Three transport channels — an FTPS file endpoint, a shared email inbox (read via the Microsoft Graph API), and partner SFTP.
Two mortgage-file shapes — one partner embeds the mail barcode directly in a ~32-column spreadsheet; the other three send ~15-column CSVs with no barcode at all.
Three barcode encodings — the USPS Intelligent Mail barcode arrives as a 65-character bar-state string, a 20-digit tracking code, or a 31-digit form. All three encode the same physical barcode.
Four delivery-confirmation formats — positional CSV, fixed-width text inside a zip, and two spreadsheet variants, each on its own channel.

A naive design would build four parallel pipelines. Instead I unified the data path wherever the inputs were logically the same and isolated only the genuinely partner-specific deltas.

Data flow. Four partners arrive over three transport channels and converge into one unified staging table; all barcode encodings are normalized to a single canonical 20-digit key (cyan path) before promotion to the core table, which feeds the three downstream tracks.

Architecture

Canonical-form ingestion

The pivot of the whole design is choosing one canonical key — the 20-digit barcode tracking code — and converting everything to it at ingestion. A row's barcode might arrive in any of the three encodings; a single conversion module brings them all to the canonical 20 digits, stored under a UNIQUE constraint that doubles as the cross-partner delivery join key. All four partners' mortgage data lands in one shared staging table, with partner identity derived from the source filename. A single core-processing function promotes staged rows to the main table — partner travels with the row rather than forking the code path.

The barcode decoder

The single highest-risk component was the barcode encoder/decoder — a from-scratch implementation of USPS Publication 97 (11-bit CRC, codeword table, bit-to-bar mapping) to convert between the bar-state string and the numeric forms. I validated it against 11,396 real production barcode pairs with a 100% round-trip pass rate. Because of that validation, a decode failure at runtime is treated as a data-quality signal — malformed partner input — not a bug in the decoder. A meaningful operational distinction.

Correctness under re-runs

The pipeline is idempotent at every layer, so re-sends and re-runs can't corrupt state:

File level — every inbound file is SHA-256 hashed before a byte is read; a previously seen hash is rejected.
Mail-piece level — the canonical barcode is UNIQUE; duplicate pieces are silently skipped via ON CONFLICT DO NOTHING.
Delivery level — first-wins confirmation: once a piece is marked delivered, a later confirmation (even with a different date) is logged for audit and ignored.
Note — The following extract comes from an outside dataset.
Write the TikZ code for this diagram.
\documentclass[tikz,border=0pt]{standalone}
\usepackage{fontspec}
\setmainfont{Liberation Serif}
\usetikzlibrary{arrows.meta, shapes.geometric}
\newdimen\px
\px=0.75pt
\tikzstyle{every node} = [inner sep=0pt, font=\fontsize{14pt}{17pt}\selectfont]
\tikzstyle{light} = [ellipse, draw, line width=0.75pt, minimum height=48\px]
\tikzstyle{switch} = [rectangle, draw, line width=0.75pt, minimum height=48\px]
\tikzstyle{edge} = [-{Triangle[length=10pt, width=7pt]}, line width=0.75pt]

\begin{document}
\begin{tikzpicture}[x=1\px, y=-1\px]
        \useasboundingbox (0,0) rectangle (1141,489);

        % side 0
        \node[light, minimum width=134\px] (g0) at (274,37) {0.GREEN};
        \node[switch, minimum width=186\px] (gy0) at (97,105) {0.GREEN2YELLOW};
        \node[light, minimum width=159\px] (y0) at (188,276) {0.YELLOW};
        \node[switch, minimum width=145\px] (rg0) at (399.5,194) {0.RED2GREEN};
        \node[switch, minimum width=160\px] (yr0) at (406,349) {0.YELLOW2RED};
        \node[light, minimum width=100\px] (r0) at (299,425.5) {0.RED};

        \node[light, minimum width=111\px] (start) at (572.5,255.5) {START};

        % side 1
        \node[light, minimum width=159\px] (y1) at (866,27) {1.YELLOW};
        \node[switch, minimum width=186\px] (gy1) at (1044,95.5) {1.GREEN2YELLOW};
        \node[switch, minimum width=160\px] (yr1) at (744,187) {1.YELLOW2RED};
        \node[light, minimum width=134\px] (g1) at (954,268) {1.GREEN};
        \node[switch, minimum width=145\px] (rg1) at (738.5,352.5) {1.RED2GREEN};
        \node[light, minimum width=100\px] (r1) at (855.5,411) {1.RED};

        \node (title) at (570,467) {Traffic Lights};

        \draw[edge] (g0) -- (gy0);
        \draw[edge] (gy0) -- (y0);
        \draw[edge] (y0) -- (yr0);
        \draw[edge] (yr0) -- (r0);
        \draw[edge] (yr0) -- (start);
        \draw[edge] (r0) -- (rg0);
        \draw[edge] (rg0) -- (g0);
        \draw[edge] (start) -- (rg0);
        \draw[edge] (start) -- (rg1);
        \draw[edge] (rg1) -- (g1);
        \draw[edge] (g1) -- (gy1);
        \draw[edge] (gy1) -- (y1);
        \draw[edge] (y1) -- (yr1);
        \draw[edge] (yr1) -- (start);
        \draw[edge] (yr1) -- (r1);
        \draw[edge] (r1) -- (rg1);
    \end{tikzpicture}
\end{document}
Per-row error isolation means one malformed row never blocks the rest of a file.

Business logic in the database

All lifecycle rules are encapsulated in PL/pgSQL functions, so every ingestion path inherits identical behavior. Delivery confirmation, for example, filters by partner inside the function — so one partner's feed can never accidentally overwrite another's record. Putting these invariants in the database rather than scattering them across scripts is what kept four input channels behaving consistently.

Reporting layer

Roughly a dozen materialized views back the standard reports — A/B response rates by mailer version, delivery performance by partner, callback rates by geography and mail-piece type — all refreshed concurrently once per day after ingestion completes. A read-only web app exposes them alongside an ad-hoc SQL window that runs inside a READ ONLY transaction so it can't be used to mutate data.

Deployment

The whole system ships as a single parameterized CloudFormation stack: managed Postgres (RDS), shared file storage (EFS), containerized ingestion tasks (ECS Fargate), and orchestration via Step Functions state machines triggered on a daily schedule. Failures publish to a notification topic; all task output goes to centralized logs.
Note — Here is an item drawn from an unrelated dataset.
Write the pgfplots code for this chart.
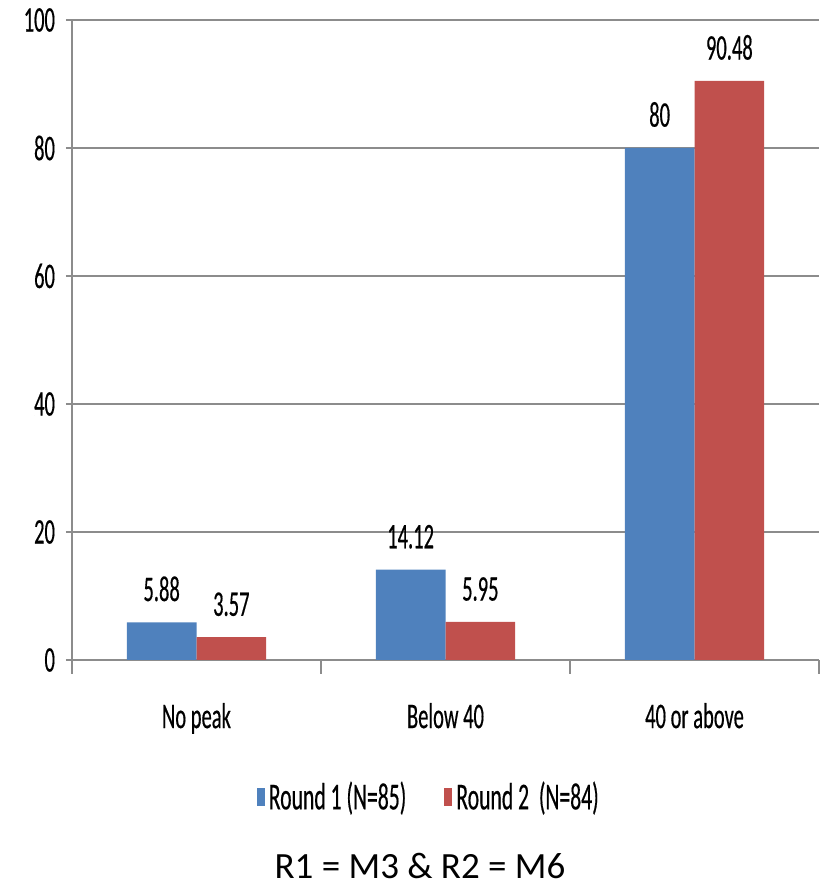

Multi-tenant by construction. Every account-specific value (network, credentials, schedules) is a stack parameter, so the same template and the same container image redeploy unchanged into a new client's AWS account. Onboarding a tenant is mechanical — no code changes, no cross-account trust.

Keyless operator access. Ops access to the database runs through a session-manager bastion with no SSH keys and no open ports, scoped by an account-local IAM group. Adding an operator is a single command.
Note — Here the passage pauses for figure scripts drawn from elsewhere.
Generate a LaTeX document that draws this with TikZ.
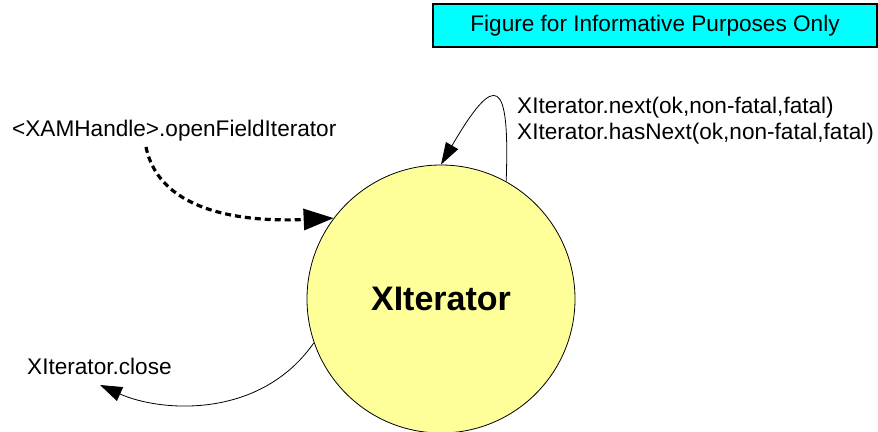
\documentclass[tikz,border=0pt]{standalone}
\usepackage{fontspec}
\setmainfont{Liberation Sans}
\usetikzlibrary{arrows.meta}
\definecolor{stateyellow}{RGB}{255,255,153}
\definecolor{bannercyan}{RGB}{0,255,255}
\tikzset{
  lbl/.style={inner sep=0, font=\fontsize{22.6}{26}\selectfont},
  flow/.style={line width=.8pt, -{Triangle[length=22pt,width=15pt]}}
}

\begin{document}
\begin{tikzpicture}[x=1pt,y=-1pt]
      \useasboundingbox (0,0) rectangle (878,431);
      \node[draw, line width=1.2pt, fill=bannercyan, minimum width=444, minimum height=43, lbl] (banner) at (655,25.5) {Figure for Informative Purposes Only};
      \node[circle, draw, line width=.8pt, fill=stateyellow, minimum size=268, font=\fontsize{34}{36}\selectfont\bfseries] (iter) at (441,299) {XIterator};
      \node[lbl, anchor=west] (open) at (12,131) {<XAMHandle>.openFieldIterator};
      \node[lbl, anchor=west, align=left] (next) at (517,121) {XIterator.next(ok,non-fatal,fatal)\\XIterator.hasNext(ok,non-fatal,fatal)};
      \node[lbl, anchor=west] (close) at (27,366) {XIterator.close};
      \coordinate (openfoot) at (146,147);
      \coordinate (closefoot) at (100,385);
      % create
      \draw[flow, line width=3.2pt, dash pattern=on 6pt off 4pt, -{Triangle[length=30pt,width=21pt]}] (openfoot) .. controls (160,215) and (250,222) .. (iter.143);
      % next / hasNext
      \draw[flow, -{Triangle[length=22pt,width=14pt]}] (iter.61) .. controls (510,78) and (496,70) .. (iter.90);
      % close
      \draw[flow] (iter.199) .. controls (260,420) and (160,412) .. (closefoot);
\end{tikzpicture}
\end{document}
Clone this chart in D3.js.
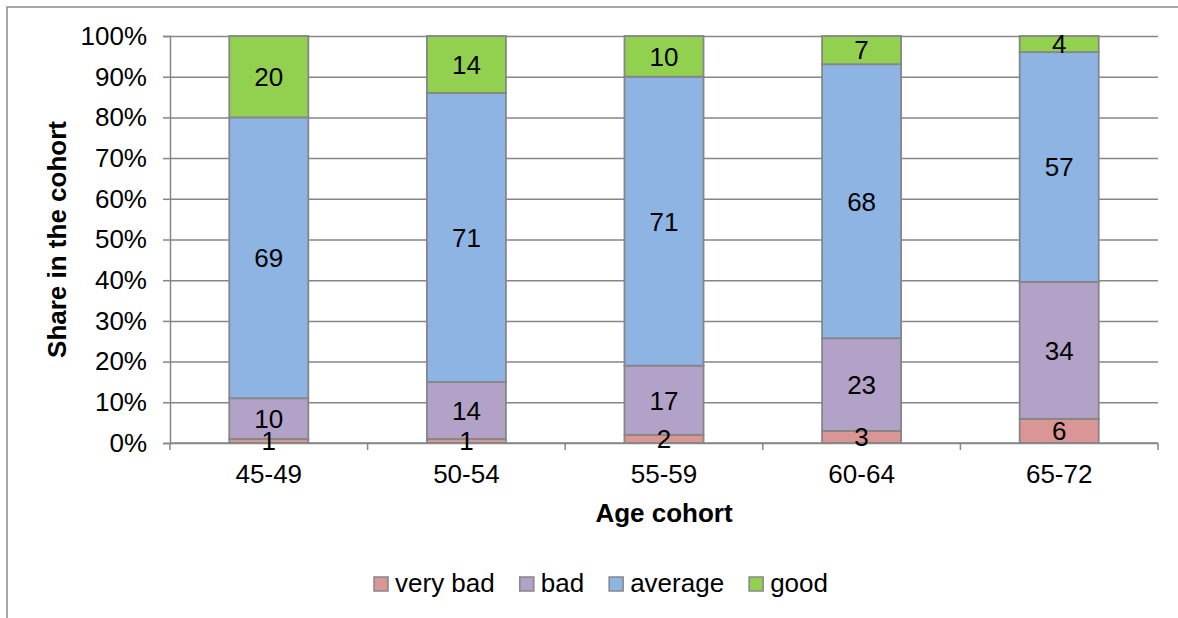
<!DOCTYPE html>
<html>
<head>
<meta charset="utf-8">
<script src="https://cdn.jsdelivr.net/npm/d3@7"></script>
<style>
  html, body { margin: 0; padding: 0; background: #fff; }
  svg { display: block; }
  text { font-family: "Liberation Sans", Arial, sans-serif; fill: #000; }
</style>
</head>
<body>
<svg id="chart" width="1178" height="618"></svg>
<script>
// Health self-assessment by age cohort (counts shown as labels, stacked to 100%)
const cohorts = ["45-49", "50-54", "55-59", "60-64", "65-72"];
const seriesNames = ["very bad", "bad", "average", "good"];
const veryBad = [1, 1, 2, 3, 6];
const bad = [10, 14, 17, 23, 34];
const average = [69, 71, 71, 68, 57];
const good = [20, 14, 10, 7, 4];
const yTickValues = [0, 0.1, 0.2, 0.3, 0.4, 0.5, 0.6, 0.7, 0.8, 0.9, 1.0];
const colors = ["#d99694", "#b3a2c7", "#8eb4e3", "#92d050"];

const table = cohorts.map((c, i) => ({
  cohort: c,
  "very bad": veryBad[i],
  "bad": bad[i],
  "average": average[i],
  "good": good[i]
}));

const svg = d3.select("#chart");
const gridColor = "#868686";
const fontSize = "26px";
const plot = { left: 170, right: 1158, top: 36, bottom: 443 };

// outer chart frame
svg.append("rect")
  .attr("x", 7).attr("y", 7)
  .attr("width", 3000).attr("height", 3000)
  .attr("fill", "none").attr("stroke", "#8c8c8c").attr("stroke-width", 1.5);

const x = d3.scaleBand()
  .domain(cohorts)
  .range([plot.left, plot.right])
  .paddingInner(0.6)
  .paddingOuter(0.3);

const y = d3.scaleLinear().domain([0, 1]).range([plot.bottom, plot.top]);

const stacked = d3.stack()
  .keys(seriesNames)
  .offset(d3.stackOffsetExpand)(table);

// horizontal gridlines and y ticks
const yAxis = d3.axisLeft(y)
  .tickValues(yTickValues)
  .tickSize(7)
  .tickPadding(16)
  .tickFormat(d3.format(".0%"));
const yg = svg.append("g").attr("transform", `translate(${plot.left},0)`).call(yAxis);
yg.select(".domain").attr("stroke", gridColor).attr("stroke-width", 1.5);
yg.selectAll(".tick line").attr("stroke", gridColor).attr("stroke-width", 1.5);
yg.selectAll(".tick text").style("font-size", fontSize).style("font-family", "'Liberation Sans', Arial, sans-serif");
yg.selectAll(".tick").append("line")
  .attr("x1", 0).attr("x2", plot.right - plot.left)
  .attr("stroke", gridColor).attr("stroke-width", 1.5);

// x axis: category boundary ticks
const step = x.step();
const x0 = plot.left;
const xg = svg.append("g");
xg.selectAll("line.bt")
  .data(d3.range(cohorts.length + 1))
  .join("line")
  .attr("x1", i => x0 + i * step).attr("x2", i => x0 + i * step)
  .attr("y1", plot.bottom).attr("y2", plot.bottom + 7)
  .attr("stroke", gridColor).attr("stroke-width", 1.5);
xg.selectAll("text")
  .data(cohorts)
  .join("text")
  .attr("x", d => x(d) + x.bandwidth() / 2)
  .attr("y", 483)
  .attr("text-anchor", "middle")
  .style("font-size", fontSize)
  .text(d => d);

// stacked bars
const layers = svg.append("g").selectAll("g")
  .data(stacked)
  .join("g")
  .attr("fill", (d, i) => colors[i]);

layers.selectAll("rect")
  .data(d => d)
  .join("rect")
  .attr("x", d => x(d.data.cohort))
  .attr("width", x.bandwidth())
  .attr("y", d => y(d[1]))
  .attr("height", d => y(d[0]) - y(d[1]))
  .attr("stroke", gridColor)
  .attr("stroke-width", 1.8);

// baseline drawn over the bars
svg.append("line")
  .attr("x1", plot.left).attr("x2", plot.right)
  .attr("y1", plot.bottom).attr("y2", plot.bottom)
  .attr("stroke", gridColor).attr("stroke-width", 1.5);

// value labels at segment centres
const labels = svg.append("g");
stacked.forEach(layer => {
  layer.forEach(d => {
    labels.append("text")
      .attr("x", x(d.data.cohort) + x.bandwidth() / 2)
      .attr("y", y((d[0] + d[1]) / 2))
      .attr("dy", "0.36em")
      .attr("text-anchor", "middle")
      .style("font-size", fontSize)
      .text(d.data[layer.key]);
  });
});

// axis titles
svg.append("text")
  .attr("x", (plot.left + plot.right) / 2)
  .attr("y", 522)
  .attr("text-anchor", "middle")
  .style("font-size", fontSize)
  .style("font-weight", "bold")
  .text("Age cohort");

svg.append("text")
  .attr("transform", `translate(65.5,${(plot.top + plot.bottom) / 2}) rotate(-90)`)
  .attr("text-anchor", "middle")
  .style("font-size", fontSize)
  .style("font-weight", "bold")
  .text("Share in the cohort");

// legend
const legend = svg.append("g");
const items = legend.selectAll("g")
  .data(seriesNames)
  .join("g");
items.append("rect")
  .attr("width", 14).attr("height", 14)
  .attr("y", 577)
  .attr("fill", (d, i) => colors[i])
  .attr("stroke", gridColor).attr("stroke-width", 1.5);
items.append("text")
  .attr("x", 21)
  .attr("y", 592)
  .style("font-size", fontSize)
  .text(d => d);
let cursor = 0;
const positions = [];
items.each(function () {
  const w = this.querySelector("text").getComputedTextLength();
  positions.push(cursor);
  cursor += 21 + w + 25;
});
const legendWidth = cursor - 25;
const legendStart = 601 - legendWidth / 2;
items.attr("transform", (d, i) => `translate(${legendStart + positions[i]},0)`);
</script>
</body>
</html>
AWS architecture. A single CloudFormation stack provisions everything: EventBridge triggers Step Functions, which run ingestion and refresh as ephemeral Fargate tasks against a VPC-private RDS instance and shared EFS. Ops access is keyless via an SSM bastion. Every account-specific value is a stack parameter.

Results

Replaced a spreadsheet workflow with a production pipeline processing four partners through one unified code path.
Barcode decoder validated at 100% on 11,396 real production pairs.
Full lifecycle tracking — every mail piece moves through mailed → delivered → responded → converted → handed off, with a complete audit log of each transition.
Self-service reporting — a dozen materialized views and an ad-hoc SQL console replaced manual report assembly.
Deployed to two AWS tenants from one template, designed for mechanical rollout to more.

PostgreSQL Python AWS CloudFormation ECS Fargate Step Functions ETL Idempotency Multi-Tenant

This case study describes a real client engagement. The client, partners, and call-center vendor are anonymized, and no production data, credentials, or proprietary identifiers are included.